Atlanta has had it’s black King; the Rev. Martin Luther King Jr. His tomb at the King Center represents the black King in this game of chess; the queen is the tomb of his late wife, Coretta Scott King. His Queen’s Bishop is represented by his church, Ebenezer Baptist Church, to the west. His Queen’s Knight could be symbolically represented by I-75-85 at the “Grady Curve” which makes a long arcing turn around the east side of downtown Atlanta, somewhat similar to the L-shaped move of the Knight. His Queen’s Rook would be the Auburn Ave. district, a “stronghold of black culture in Atlanta. If his late wife is buried to the west of his body at the King Center, I would not be surprised. This is something I would like to investigate in the near future.
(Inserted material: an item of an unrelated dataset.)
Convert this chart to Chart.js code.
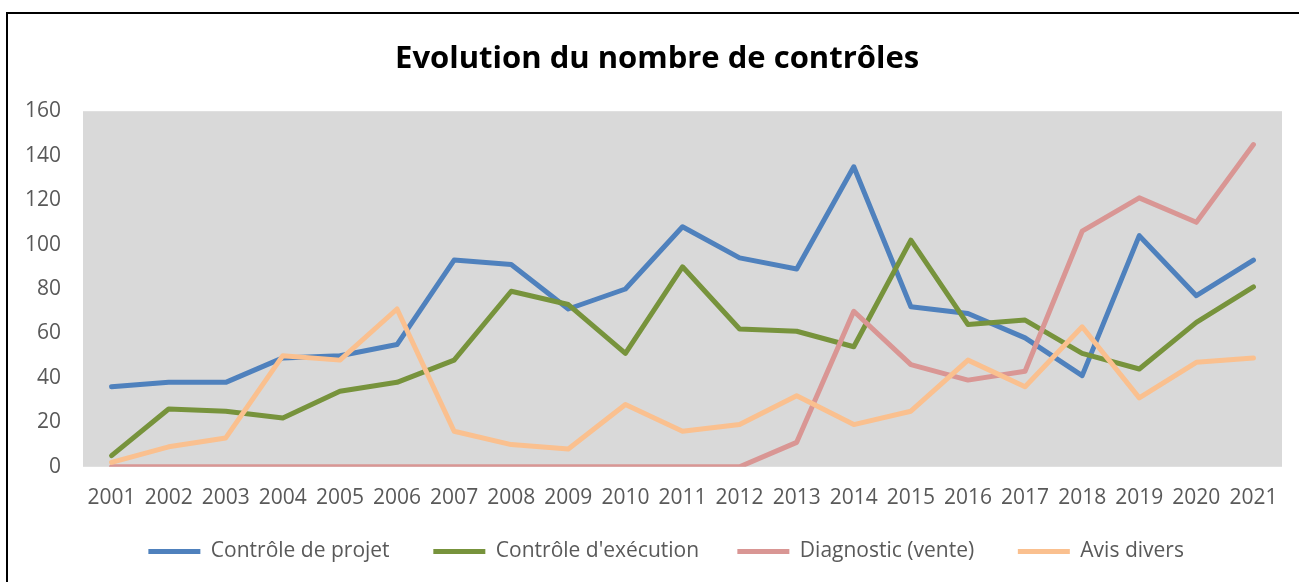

Even more enlightening is to take a map of Atlanta and mark the King Center and the Atlanta Masonic Temple and draw a line between the two. If you look to the west of the King Center you will see Washington Park. Draw a line between the King Center and the park and then draw a line between Washington Park and the Masonic Temple. You now have a triangle. If you turn this triangle into the All Seeing Eye and look to the center of the eye you will find the campus of the Georgia Institute of Technology. The exact center of this eye is the corner of 4th Street and Fowler Street. If you look at a map of the Tech campus you will see that this is the center of Greek housing on campus - the fraternities.

Atlanta sits on the 33rd degree of latitude. 33 being a major number with Freemasonry and leads to all sorts of interesting ideas. The main Masonic Temple of Atlanta sits on the north side of I-85 at the Brookwood interchange, across the street from the Atlanta Amtrak station at the corner of Deering Rd. and Peachtree St. If you take 85 north it is impossible to not see the temple. Fraternal orders, secret societies, hidden symbolism..it is all-present even in my city.

Look around your town a bit, look for the odd and unusual but by all means, please keep your eye out for the obvious. Sometimes secrets are best told by leaving them completely in the open, where all can see the plans of the Grand Architect.